__SET PROBLEM__:
Leave out the pictures and retype only the lines from the opening line to the line that holds "d3.scaleLinear().domain([0, 12]).range([1022.7, 110.7]);", both ends included.

Start of RECORDED INFORMATION

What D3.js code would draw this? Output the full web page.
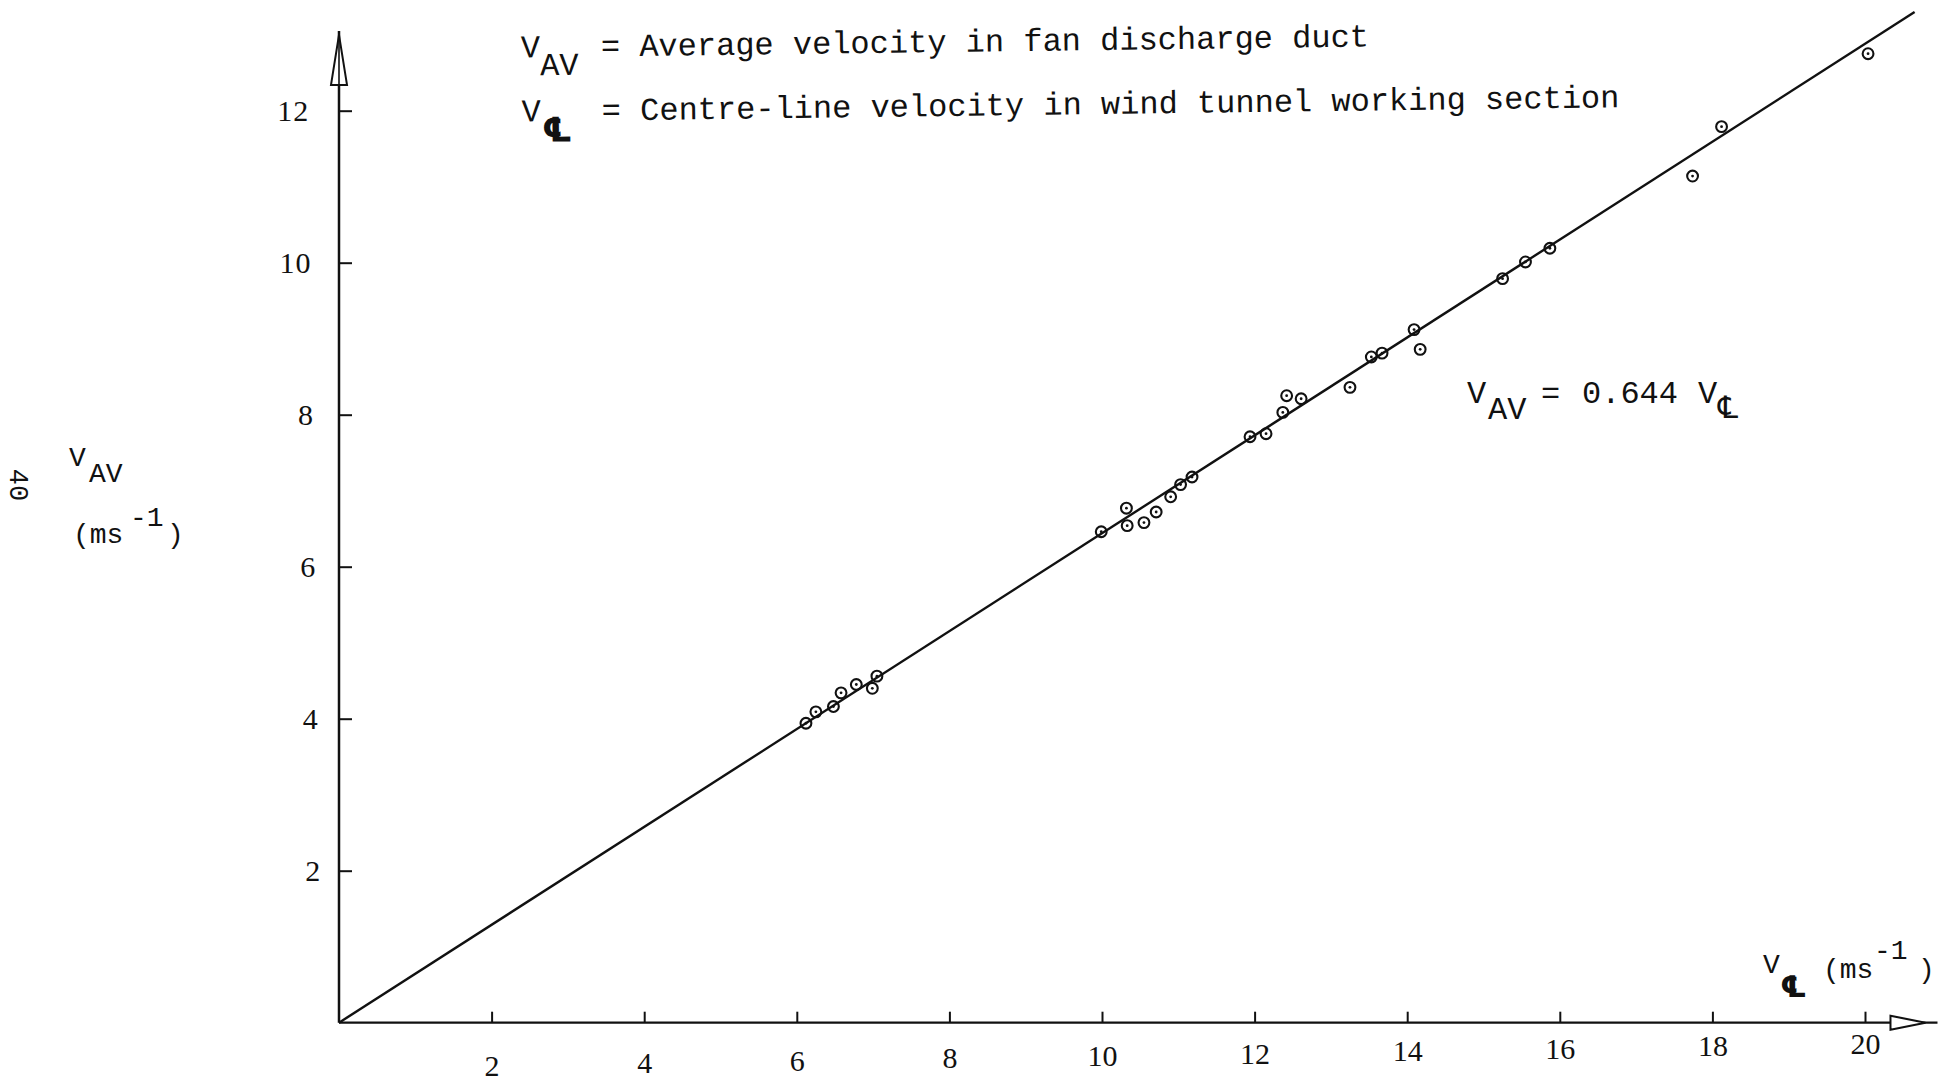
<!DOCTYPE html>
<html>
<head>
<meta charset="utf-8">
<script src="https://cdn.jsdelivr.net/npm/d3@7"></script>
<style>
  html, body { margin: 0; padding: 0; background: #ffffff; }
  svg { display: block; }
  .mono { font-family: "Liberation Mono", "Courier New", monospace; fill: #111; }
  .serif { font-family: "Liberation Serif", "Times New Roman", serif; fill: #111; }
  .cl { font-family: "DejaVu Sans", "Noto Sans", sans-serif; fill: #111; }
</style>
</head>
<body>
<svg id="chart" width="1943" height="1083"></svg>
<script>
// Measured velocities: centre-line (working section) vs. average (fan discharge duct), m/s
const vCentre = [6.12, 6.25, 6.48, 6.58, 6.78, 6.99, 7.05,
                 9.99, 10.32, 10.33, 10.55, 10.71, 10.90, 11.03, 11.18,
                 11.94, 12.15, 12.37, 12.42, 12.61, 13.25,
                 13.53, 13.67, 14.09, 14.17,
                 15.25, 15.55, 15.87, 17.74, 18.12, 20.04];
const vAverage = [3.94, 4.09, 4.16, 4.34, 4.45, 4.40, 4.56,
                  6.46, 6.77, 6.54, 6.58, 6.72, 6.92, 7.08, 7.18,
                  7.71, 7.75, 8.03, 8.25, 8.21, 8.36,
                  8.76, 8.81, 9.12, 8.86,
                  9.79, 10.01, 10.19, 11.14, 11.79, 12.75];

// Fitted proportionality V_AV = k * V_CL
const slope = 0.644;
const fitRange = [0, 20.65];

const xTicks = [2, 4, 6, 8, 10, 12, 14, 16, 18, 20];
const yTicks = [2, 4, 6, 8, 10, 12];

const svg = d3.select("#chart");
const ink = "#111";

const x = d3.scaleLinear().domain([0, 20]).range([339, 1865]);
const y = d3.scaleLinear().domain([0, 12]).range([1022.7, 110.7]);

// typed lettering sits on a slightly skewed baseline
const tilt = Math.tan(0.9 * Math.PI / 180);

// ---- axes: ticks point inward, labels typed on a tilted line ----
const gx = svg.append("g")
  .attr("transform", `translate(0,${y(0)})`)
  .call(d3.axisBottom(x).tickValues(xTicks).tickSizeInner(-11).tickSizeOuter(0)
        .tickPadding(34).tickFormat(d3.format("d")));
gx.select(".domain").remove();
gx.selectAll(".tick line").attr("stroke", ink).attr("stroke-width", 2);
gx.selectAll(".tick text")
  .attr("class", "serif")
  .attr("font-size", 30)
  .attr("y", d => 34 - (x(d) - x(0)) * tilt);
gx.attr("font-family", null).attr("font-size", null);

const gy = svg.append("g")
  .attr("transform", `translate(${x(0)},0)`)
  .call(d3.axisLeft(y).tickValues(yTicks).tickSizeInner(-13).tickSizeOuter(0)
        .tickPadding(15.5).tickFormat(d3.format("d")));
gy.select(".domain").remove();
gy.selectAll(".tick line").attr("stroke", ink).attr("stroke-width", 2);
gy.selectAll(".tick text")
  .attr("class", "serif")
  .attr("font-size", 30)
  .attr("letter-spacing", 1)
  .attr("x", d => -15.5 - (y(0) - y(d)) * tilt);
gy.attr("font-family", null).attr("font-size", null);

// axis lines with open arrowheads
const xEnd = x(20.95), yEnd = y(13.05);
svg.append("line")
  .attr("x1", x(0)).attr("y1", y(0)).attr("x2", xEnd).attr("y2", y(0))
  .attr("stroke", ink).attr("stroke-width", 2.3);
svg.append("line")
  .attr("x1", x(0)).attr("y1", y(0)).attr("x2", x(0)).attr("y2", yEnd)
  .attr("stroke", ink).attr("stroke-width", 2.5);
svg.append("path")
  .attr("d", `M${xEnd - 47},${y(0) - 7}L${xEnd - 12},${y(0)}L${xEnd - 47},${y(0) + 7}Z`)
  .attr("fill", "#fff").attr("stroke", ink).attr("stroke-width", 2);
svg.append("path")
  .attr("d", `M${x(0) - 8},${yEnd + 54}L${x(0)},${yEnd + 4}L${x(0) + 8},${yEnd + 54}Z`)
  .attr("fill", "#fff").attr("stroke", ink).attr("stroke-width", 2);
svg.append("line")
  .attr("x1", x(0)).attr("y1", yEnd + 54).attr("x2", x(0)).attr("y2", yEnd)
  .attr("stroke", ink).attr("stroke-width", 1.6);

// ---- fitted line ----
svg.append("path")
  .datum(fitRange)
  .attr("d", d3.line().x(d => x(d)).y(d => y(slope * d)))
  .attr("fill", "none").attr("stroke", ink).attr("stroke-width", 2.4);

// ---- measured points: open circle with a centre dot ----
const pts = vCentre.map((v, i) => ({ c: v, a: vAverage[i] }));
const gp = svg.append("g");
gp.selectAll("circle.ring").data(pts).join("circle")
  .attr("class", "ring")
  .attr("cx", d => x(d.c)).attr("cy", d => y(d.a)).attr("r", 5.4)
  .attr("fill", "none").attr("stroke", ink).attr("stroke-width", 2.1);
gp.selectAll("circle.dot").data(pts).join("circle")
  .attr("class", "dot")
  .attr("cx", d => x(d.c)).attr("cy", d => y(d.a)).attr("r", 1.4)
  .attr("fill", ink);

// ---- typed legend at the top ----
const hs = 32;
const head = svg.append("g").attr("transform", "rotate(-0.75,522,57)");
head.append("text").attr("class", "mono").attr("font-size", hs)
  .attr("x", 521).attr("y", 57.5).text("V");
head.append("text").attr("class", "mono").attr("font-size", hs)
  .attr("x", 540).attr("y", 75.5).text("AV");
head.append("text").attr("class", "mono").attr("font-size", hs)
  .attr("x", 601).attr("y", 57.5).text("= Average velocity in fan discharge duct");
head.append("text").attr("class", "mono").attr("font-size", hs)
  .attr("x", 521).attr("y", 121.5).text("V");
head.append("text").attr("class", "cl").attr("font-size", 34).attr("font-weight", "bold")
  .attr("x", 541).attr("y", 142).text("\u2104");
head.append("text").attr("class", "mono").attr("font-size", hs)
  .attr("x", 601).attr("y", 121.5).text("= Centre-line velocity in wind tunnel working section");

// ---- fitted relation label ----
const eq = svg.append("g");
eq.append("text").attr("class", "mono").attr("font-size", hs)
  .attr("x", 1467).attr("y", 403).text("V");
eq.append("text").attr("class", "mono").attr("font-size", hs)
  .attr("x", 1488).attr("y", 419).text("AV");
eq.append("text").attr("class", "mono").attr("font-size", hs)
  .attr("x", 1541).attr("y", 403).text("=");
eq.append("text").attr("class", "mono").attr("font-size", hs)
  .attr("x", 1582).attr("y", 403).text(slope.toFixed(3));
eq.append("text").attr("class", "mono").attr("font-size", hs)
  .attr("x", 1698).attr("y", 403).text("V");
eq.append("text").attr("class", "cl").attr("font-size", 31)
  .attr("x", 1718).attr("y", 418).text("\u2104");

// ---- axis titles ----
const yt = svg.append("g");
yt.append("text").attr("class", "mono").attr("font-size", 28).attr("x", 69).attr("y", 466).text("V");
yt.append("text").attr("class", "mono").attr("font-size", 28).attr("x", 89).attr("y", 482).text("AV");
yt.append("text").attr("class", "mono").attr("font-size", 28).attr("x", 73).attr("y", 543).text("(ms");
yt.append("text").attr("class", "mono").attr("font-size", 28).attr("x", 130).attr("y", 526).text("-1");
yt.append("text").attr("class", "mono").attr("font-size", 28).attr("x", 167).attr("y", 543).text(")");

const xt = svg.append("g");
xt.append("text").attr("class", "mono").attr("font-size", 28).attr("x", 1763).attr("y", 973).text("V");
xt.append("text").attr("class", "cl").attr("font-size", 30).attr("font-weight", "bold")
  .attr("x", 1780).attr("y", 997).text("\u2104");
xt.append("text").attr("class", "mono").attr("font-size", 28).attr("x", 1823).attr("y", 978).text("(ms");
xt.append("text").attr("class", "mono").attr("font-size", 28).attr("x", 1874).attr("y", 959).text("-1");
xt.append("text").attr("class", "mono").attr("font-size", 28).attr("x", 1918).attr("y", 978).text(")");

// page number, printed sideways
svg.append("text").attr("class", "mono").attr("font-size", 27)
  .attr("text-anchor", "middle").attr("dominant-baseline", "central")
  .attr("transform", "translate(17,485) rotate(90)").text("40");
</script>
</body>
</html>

End of RECORDED INFORMATION

__TASK ANSWER__:
What D3.js code would draw this? Output the full web page.
<!DOCTYPE html>
<html>
<head>
<meta charset="utf-8">
<script src="https://cdn.jsdelivr.net/npm/d3@7"></script>
<style>
  html, body { margin: 0; padding: 0; background: #ffffff; }
  svg { display: block; }
  .mono { font-family: "Liberation Mono", "Courier New", monospace; fill: #111; }
  .serif { font-family: "Liberation Serif", "Times New Roman", serif; fill: #111; }
  .cl { font-family: "DejaVu Sans", "Noto Sans", sans-serif; fill: #111; }
</style>
</head>
<body>
<svg id="chart" width="1943" height="1083"></svg>
<script>
// Measured velocities: centre-line (working section) vs. average (fan discharge duct), m/s
const vCentre = [6.12, 6.25, 6.48, 6.58, 6.78, 6.99, 7.05,
                 9.99, 10.32, 10.33, 10.55, 10.71, 10.90, 11.03, 11.18,
                 11.94, 12.15, 12.37, 12.42, 12.61, 13.25,
                 13.53, 13.67, 14.09, 14.17,
                 15.25, 15.55, 15.87, 17.74, 18.12, 20.04];
const vAverage = [3.94, 4.09, 4.16, 4.34, 4.45, 4.40, 4.56,
                  6.46, 6.77, 6.54, 6.58, 6.72, 6.92, 7.08, 7.18,
                  7.71, 7.75, 8.03, 8.25, 8.21, 8.36,
                  8.76, 8.81, 9.12, 8.86,
                  9.79, 10.01, 10.19, 11.14, 11.79, 12.75];

// Fitted proportionality V_AV = k * V_CL
const slope = 0.644;
const fitRange = [0, 20.65];

const xTicks = [2, 4, 6, 8, 10, 12, 14, 16, 18, 20];
const yTicks = [2, 4, 6, 8, 10, 12];

const svg = d3.select("#chart");
const ink = "#111";

const x = d3.scaleLinear().domain([0, 20]).range([339, 1865]);
const y = d3.scaleLinear().domain([0, 12]).range([1022.7, 110.7]);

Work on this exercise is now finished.